Our CEO was convinced remote work would kill our culture. Six months later, productivity is up 40%, turnover is down 60%, and we just closed our best quarter ever. Here's what we learned.
The Transition Nobody Wanted
We didn't choose to go remote—we were forced. Our lease was up, and the new office space was triple the price. We had two options: pay the premium or go fully distributed.
The leadership team was skeptical. "How will we maintain culture?" "How will we know people are working?" "What about spontaneous collaboration?"
Valid concerns. Also, completely wrong to worry about.
📈 The Results (6 Months In)
• Productivity: +40%
• Employee satisfaction: +55%
• Voluntary turnover: -60%
• Meeting time: -35%
What We Got Wrong
Initially, we tried to replicate the office online. Daily standups became video calls. Casual hallway chats became scheduled "virtual coffee breaks." We even had "virtual lunch rooms."
It was exhausting. And it didn't work.
Productivity dropped 20% in the first month. People were burning out from video call fatigue. Our "always-on" culture had become literally always-on.
The Breakthrough
Everything changed when we stopped trying to recreate the office and started designing for remote.
1. Async by Default
We made asynchronous communication the default. Need an update? Post it in Slack. Have a question? Write it down. Real-time meetings became the exception, not the rule.
2. Document Everything
No more "you had to be there" moments. Every decision, every discussion, every meeting gets documented. With TellMeMo, this happens automatically—AI summaries mean everyone stays in the loop without attending every meeting.

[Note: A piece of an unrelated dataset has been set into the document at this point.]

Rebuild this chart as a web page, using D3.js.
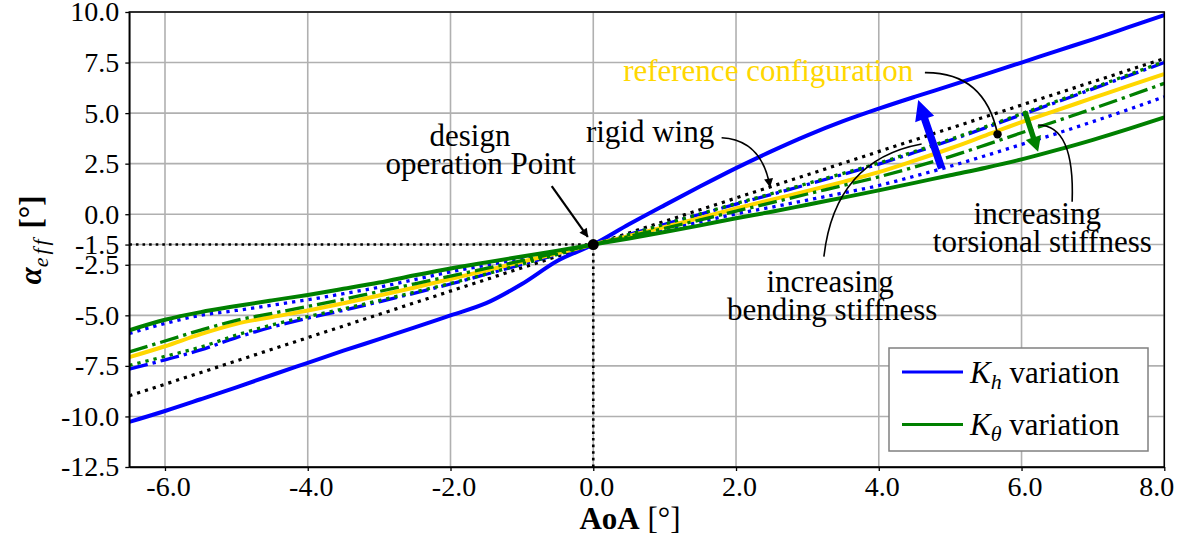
<!DOCTYPE html>
<html>
<head>
<meta charset="utf-8">
<script src="https://cdn.jsdelivr.net/npm/d3@7"></script>
<style>
  html, body { margin: 0; padding: 0; background: #ffffff; }
  svg { display: block; }
  svg text, svg tspan { font-family: "Liberation Serif", "DejaVu Serif", serif !important; }
</style>
</head>
<body>
<svg id="chart" width="1182" height="540"></svg>
<script>
// Angle of attack samples [deg]
const aoa = [-6.5, -6, -5.5, -5, -4.5, -4, -3.5, -3, -2.5, -2, -1.5, -1, -0.5, 0,
             0.5, 1, 1.5, 2, 2.5, 3, 3.5, 4, 4.5, 5, 5.5, 6, 6.5, 7, 7.5, 8];

// Effective angle of attack [deg] per configuration, one value per aoa sample
// K_h variation (blue)
const khSolid   = [-10.27, -9.73, -9.15, -8.56, -7.95, -7.35, -6.75, -6.18, -5.6, -5.0, -4.4, -3.45, -2.3, -1.5,
                   -0.5, 0.45, 1.38, 2.28, 3.12, 3.9, 4.6, 5.22, 5.8, 6.36, 6.93, 7.5, 8.08, 8.65, 9.25, 9.85];
const khDashDot = [-7.66, -7.2, -6.71, -6.1, -5.58, -5.14, -4.75, -4.33, -3.9, -3.45, -2.97, -2.48, -1.99, -1.5,
                   -1.0, -0.5, 0.0, 0.5, 0.98, 1.47, 1.97, 2.48, 3.05, 3.65, 4.28, 4.92, 5.55, 6.2, 6.85, 7.5];
const khDotted  = [-5.9, -5.4, -5.0, -4.76, -4.5, -4.23, -3.93, -3.61, -3.23, -2.85, -2.52, -2.2, -1.86, -1.5,
                   -1.12, -0.75, -0.38, 0.02, 0.35, 0.7, 1.05, 1.42, 1.88, 2.37, 2.9, 3.45, 4.0, 4.58, 5.18, 5.81];
// reference configuration (gold)
const reference = [-7.07, -6.53, -5.93, -5.42, -5.08, -4.76, -4.4, -4.02, -3.62, -3.2, -2.78, -2.35, -1.93, -1.5,
                   -1.07, -0.63, -0.18, 0.28, 0.72, 1.15, 1.6, 2.08, 2.65, 3.25, 3.9, 4.55, 5.15, 5.75, 6.35, 6.93];
// K_theta variation (green)
const ktDotted  = [-7.47, -7.03, -6.57, -5.98, -5.47, -5.06, -4.68, -4.27, -3.85, -3.42, -2.96, -2.47, -1.99, -1.5,
                   -1.0, -0.49, 0.02, 0.53, 1.02, 1.52, 2.02, 2.53, 3.1, 3.7, 4.33, 4.97, 5.6, 6.25, 6.9, 7.55];
const ktDashDot = [-6.81, -6.27, -5.73, -5.25, -4.9, -4.56, -4.2, -3.82, -3.44, -3.06, -2.68, -2.3, -1.9, -1.5,
                   -1.1, -0.7, -0.28, 0.15, 0.57, 1.0, 1.42, 1.85, 2.33, 2.85, 3.43, 4.03, 4.62, 5.22, 5.84, 6.47];
const ktSolid   = [-5.74, -5.22, -4.84, -4.54, -4.26, -3.99, -3.69, -3.38, -3.02, -2.68, -2.38, -2.09, -1.8, -1.5,
                   -1.2, -0.88, -0.55, -0.2, 0.12, 0.47, 0.82, 1.18, 1.55, 1.93, 2.3, 2.71, 3.18, 3.68, 4.22, 4.79];

// rigid wing (straight line)
const rigidAoA   = [-6.5, 0, 8];
const rigidAlpha = [-8.98, -1.5, 7.7];

// design operation point [aoa, alpha_eff]
const designPoint = [0, -1.5];

// axis ticks
const xTicks = [-6, -4, -2, 0, 2, 4, 6, 8];
const xTickLabels = ["-6.0", "-4.0", "-2.0", "0.0", "2.0", "4.0", "6.0", "8.0"];
const yTicks = [-12.5, -10, -7.5, -5, -2.5, -1.5, 0, 2.5, 5, 7.5, 10];
const yTickLabels = ["-12.5", "-10.0", "-7.5", "-5.0", "-2.5", "-1.5", "0.0", "2.5", "5.0", "7.5", "10.0"];

// legend entries: symbol, subscript, colour
const legendSymbols = ["K", "K"];
const legendSubs = ["h", "θ"];
const legendColors = ["#0000ff", "#008000"];

const BLUE = "#0000ff", GREEN = "#008000", GOLD = "#ffd700";
const SERIF = "'Liberation Serif', 'DejaVu Serif', serif";

const svg = d3.select("#chart");
const x = d3.scaleLinear().domain([-6.5, 8]).range([129.3, 1164.3]);
const y = d3.scaleLinear().domain([-12.5, 10]).range([467, 12]);
const [x0, x1] = x.domain();
const [y0, y1] = y.domain();

const defs = svg.append("defs");
defs.append("clipPath").attr("id", "plotArea").append("rect")
  .attr("x", x(x0)).attr("y", y(y1))
  .attr("width", x(x1) - x(x0)).attr("height", y(y0) - y(y1));
defs.append("marker").attr("id", "tip")
  .attr("viewBox", "0 0 10 10").attr("refX", 9).attr("refY", 5)
  .attr("markerUnits", "userSpaceOnUse").attr("markerWidth", 11).attr("markerHeight", 9)
  .attr("orient", "auto")
  .append("path").attr("d", "M0,0 L10,5 L0,10 Z").attr("fill", "#000");

// grid
const grid = svg.append("g");
grid.selectAll("line.gx").data(xTicks).join("line").attr("class", "gx")
  .attr("x1", d => x(d)).attr("x2", d => x(d)).attr("y1", y(y0)).attr("y2", y(y1))
  .attr("stroke", "#b0b0b0").attr("stroke-width", 1.6);
grid.selectAll("line.gy").data(yTicks).join("line").attr("class", "gy")
  .attr("x1", x(x0)).attr("x2", x(x1)).attr("y1", d => y(d)).attr("y2", d => y(d))
  .attr("stroke", "#b0b0b0").attr("stroke-width", 1.6);

// design point guide lines
const guides = svg.append("g").attr("clip-path", "url(#plotArea)");
guides.append("line")
  .attr("x1", x(x0)).attr("x2", x(designPoint[0]))
  .attr("y1", y(designPoint[1])).attr("y2", y(designPoint[1]))
  .attr("stroke", "#000").attr("stroke-width", 2.6).attr("stroke-dasharray", "2.6,4");
guides.append("line")
  .attr("x1", x(designPoint[0])).attr("x2", x(designPoint[0]))
  .attr("y1", y(y0)).attr("y2", y(designPoint[1]))
  .attr("stroke", "#000").attr("stroke-width", 2.6).attr("stroke-dasharray", "2.6,4");

// curves
const curves = [
  { a: rigidAoA, v: rigidAlpha, color: "#000000", w: 3.2, dash: "3.2,5" },
  { a: aoa, v: khSolid,   color: BLUE,  w: 4,   dash: null },
  { a: aoa, v: khDashDot, color: BLUE,  w: 3.3, dash: "19,5,3.3,5" },
  { a: aoa, v: khDotted,  color: BLUE,  w: 3.3, dash: "3.3,5" },
  { a: aoa, v: reference, color: GOLD,  w: 4,   dash: null },
  { a: aoa, v: ktDotted,  color: GREEN, w: 3.3, dash: "3.3,5" },
  { a: aoa, v: ktDashDot, color: GREEN, w: 3.3, dash: "19,5,3.3,5" },
  { a: aoa, v: ktSolid,   color: GREEN, w: 4,   dash: null }
];
const line = d3.line().x(d => x(d[0])).y(d => y(d[1])).curve(d3.curveMonotoneX);
svg.append("g").attr("clip-path", "url(#plotArea)")
  .selectAll("path").data(curves).join("path")
  .attr("d", c => line(c.a.map((a, i) => [a, c.v[i]])))
  .attr("fill", "none").attr("stroke", c => c.color).attr("stroke-width", c => c.w)
  .attr("stroke-dasharray", c => c.dash).attr("stroke-linejoin", "round");

// design operation point marker
svg.append("circle").attr("cx", x(designPoint[0])).attr("cy", y(designPoint[1]))
  .attr("r", 5.5).attr("fill", "#000");

// trend arrows
function fatArrow(ax, ay, bx, by, sw, hw, hl) {
  const dx = bx - ax, dy = by - ay, L = Math.hypot(dx, dy);
  const ux = dx / L, uy = dy / L, nx = -uy, ny = ux;
  const cx = bx - ux * hl, cy = by - uy * hl;
  return [
    [ax + nx * sw / 2, ay + ny * sw / 2], [cx + nx * sw / 2, cy + ny * sw / 2],
    [cx + nx * hw / 2, cy + ny * hw / 2], [bx, by],
    [cx - nx * hw / 2, cy - ny * hw / 2], [cx - nx * sw / 2, cy - ny * sw / 2],
    [ax - nx * sw / 2, ay - ny * sw / 2]
  ].map(p => p.join(",")).join(" ");
}
const arrows = [
  { from: [4.88, 2.27], to: [4.552, 5.65], color: BLUE,  sw: 7.5, hw: 20, hl: 20 },
  { from: [6.046, 5.07], to: [6.232, 3.09], color: GREEN, sw: 5.5, hw: 16, hl: 15 }
];
svg.append("g").selectAll("polygon").data(arrows).join("polygon")
  .attr("points", d => fatArrow(x(d.from[0]), y(d.from[1]), x(d.to[0]), y(d.to[1]), d.sw, d.hw, d.hl))
  .attr("fill", d => d.color);

// annotation connectors (quadratic curves: start, control, end)
const ann = svg.append("g");
const qPath = (p0, c, p1) => `M${x(p0[0])},${y(p0[1])} Q${x(c[0])},${y(c[1])} ${x(p1[0])},${y(p1[1])}`;
ann.append("line")
  .attr("x1", x(-0.582)).attr("y1", y(1.39)).attr("x2", x(-0.077)).attr("y2", y(-1.12))
  .attr("stroke", "#000").attr("stroke-width", 2.2).attr("marker-end", "url(#tip)");
ann.append("path").attr("d", qPath([1.798, 3.78], [2.363, 3.67], [2.475, 1.36]))
  .attr("fill", "none").attr("stroke", "#000").attr("stroke-width", 1.6).attr("marker-end", "url(#tip)");
ann.append("path").attr("d", qPath([4.646, 7.0], [5.486, 7.03], [5.664, 3.95]))
  .attr("fill", "none").attr("stroke", "#000").attr("stroke-width", 1.6);
ann.append("circle").attr("cx", x(5.664)).attr("cy", y(3.95)).attr("r", 4.2).attr("fill", "#000");
ann.append("path").attr("d", qPath([3.231, -2.1], [3.385, 2.68], [4.6, 3.47]))
  .attr("fill", "none").attr("stroke", "#000").attr("stroke-width", 1.6);
ann.append("path").attr("d", qPath([6.709, 0.62], [6.747, 4.41], [6.232, 4.41]))
  .attr("fill", "none").attr("stroke", "#000").attr("stroke-width", 1.6);

// annotation texts [text, aoa, alpha_eff baseline, colour]
const notes = [
  ["design", -1.727, 3.37, "#000"],
  ["operation Point", -1.576, 1.98, "#000"],
  ["rigid wing", 0.796, 3.58, "#000"],
  ["reference configuration", 2.45, 6.6, GOLD],
  ["increasing", 3.319, -3.84, "#000"],
  ["bending stiffness", 3.347, -5.24, "#000"],
  ["increasing", 6.22, -0.49, "#000"],
  ["torsional stiffness", 6.291, -1.86, "#000"]
];
ann.selectAll("text").data(notes).join("text")
  .attr("x", d => x(d[1])).attr("y", d => y(d[2]))
  .attr("text-anchor", "middle").attr("font-size", 31).attr("font-family", SERIF)
  .attr("fill", d => d[3]).text(d => d[0]);

// legend
const lg = svg.append("g");
lg.append("rect").attr("x", 889).attr("y", 348).attr("width", 259).attr("height", 103)
  .attr("fill", "#fff").attr("stroke", "#808080").attr("stroke-width", 1.5);
legendSymbols.forEach((s, i) => {
  const ly = 372 + i * 52.5;
  lg.append("line").attr("x1", 902).attr("x2", 963).attr("y1", ly).attr("y2", ly)
    .attr("stroke", legendColors[i]).attr("stroke-width", 3);
  const t = lg.append("text").attr("x", 970).attr("y", ly + 10.5)
    .attr("font-size", 31).attr("font-family", SERIF).attr("fill", "#000");
  t.append("tspan").attr("font-style", "italic").text(s);
  t.append("tspan").attr("font-style", "italic").attr("font-size", 22).attr("dy", 6).text(legendSubs[i]);
  t.append("tspan").attr("dy", -6).text(" variation");
});

// axes
const xAxis = d3.axisBottom(x).tickValues(xTicks).tickFormat((d, i) => xTickLabels[i])
  .tickSize(4).tickSizeOuter(0).tickPadding(5);
const yAxis = d3.axisLeft(y).tickValues(yTicks).tickFormat((d, i) => yTickLabels[i])
  .tickSize(4).tickSizeOuter(0).tickPadding(6);
const gx = svg.append("g").attr("transform", `translate(0,${y(y0)})`).call(xAxis);
const gy = svg.append("g").attr("transform", `translate(${x(x0)},0)`).call(yAxis);
[gx, gy].forEach(g => {
  g.attr("font-family", SERIF).attr("font-size", 28);
  g.selectAll("text").attr("font-family", SERIF).attr("font-size", 28).attr("fill", "#000");
  g.selectAll("line").attr("stroke", "#000").attr("stroke-width", 1.3);
  g.select(".domain").attr("stroke", "#000").attr("stroke-width", 1.5);
});
gx.selectAll(".tick text").attr("dx", (d, i) => i === xTicks.length - 1 ? -8 : 3);

// frame
svg.append("rect").attr("x", x(x0)).attr("y", y(y1))
  .attr("width", x(x1) - x(x0)).attr("height", y(y0) - y(y1))
  .attr("fill", "none").attr("stroke", "#000").attr("stroke-width", 1.5);

// axis labels
const xl = svg.append("text").attr("x", 630).attr("y", 528.5)
  .attr("text-anchor", "middle").attr("font-size", 31).attr("font-family", SERIF);
xl.append("tspan").attr("font-weight", "bold").text("AoA");
xl.append("tspan").text(" [°]");

const yl = svg.append("text").attr("transform", "translate(41,240) rotate(-90)")
  .attr("text-anchor", "middle").attr("font-size", 31).attr("font-family", SERIF);
yl.append("tspan").attr("font-weight", "bold").attr("font-style", "italic").text("α");
yl.append("tspan").attr("font-style", "italic").attr("font-size", 22).attr("dy", 7)
  .attr("letter-spacing", 3).text("eff");
yl.append("tspan").attr("dy", -7).attr("font-weight", "bold").text(" [°]");
</script>
</body>
</html>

3. Trust Over Surveillance
We stopped trying to monitor if people were working and started measuring what they delivered. Crazy concept: adults can manage their own time.
"The best part about remote work? Nobody cares if I do my deep work at 10 PM or 10 AM. They care that I ship quality code."
— Senior Dev, Employee Survey
The Unexpected Benefits
Some wins we didn't see coming:
- Deep work actually happens: No more "quick questions" every 15 minutes. People have uninterrupted time to think.
- Meetings have agendas: When scheduling a video call requires effort, people make sure it's necessary and prepared.
- Documentation is searchable: "What did we decide about X?" used to require hunting down someone who was in that meeting. Now it's a search query.
- Diversity improved: We hired people from places we'd never recruit from before. Turns out, great talent doesn't all live in expensive cities.
The Challenges We Solved
Onboarding
New hires get access to every meeting summary, every decision doc, every discussion thread. They can "read themselves in" instead of relying on people to remember to tell them things.
Collaboration
The office didn't create collaboration—meetings did. We still have meetings, they're just more intentional. And when someone misses one, the AI summary keeps them updated.
Culture
Culture isn't ping pong tables and free snacks. It's how people work together, how decisions get made, how information flows. That works just fine remotely—arguably better, because it's more inclusive.
What Actually Makes Remote Work
After six months, here's what matters:
- Communication tools that work: Not just Slack and Zoom—tools that capture context, create searchable records, and keep everyone informed.
- Clear expectations: People need to know what success looks like. Hours logged ≠ value created.
- Documented everything: If it's not written down, it didn't happen. AI makes this sustainable.
- Intentional connection: We still do video calls—for things that need real-time discussion. Not for things that could be a Slack thread.
💡 The Real Secret
Remote work doesn't fail because of geography. It fails because of poor communication infrastructure. Fix that, and location becomes irrelevant.
Would We Go Back?
Hell no. Even if office space was free, we wouldn't.
Remote work forced us to build better systems. Systems that scale. Systems that include everyone, not just people who happened to be in the right room at the right time.
Our productivity didn't increase despite remote work. It increased because of it.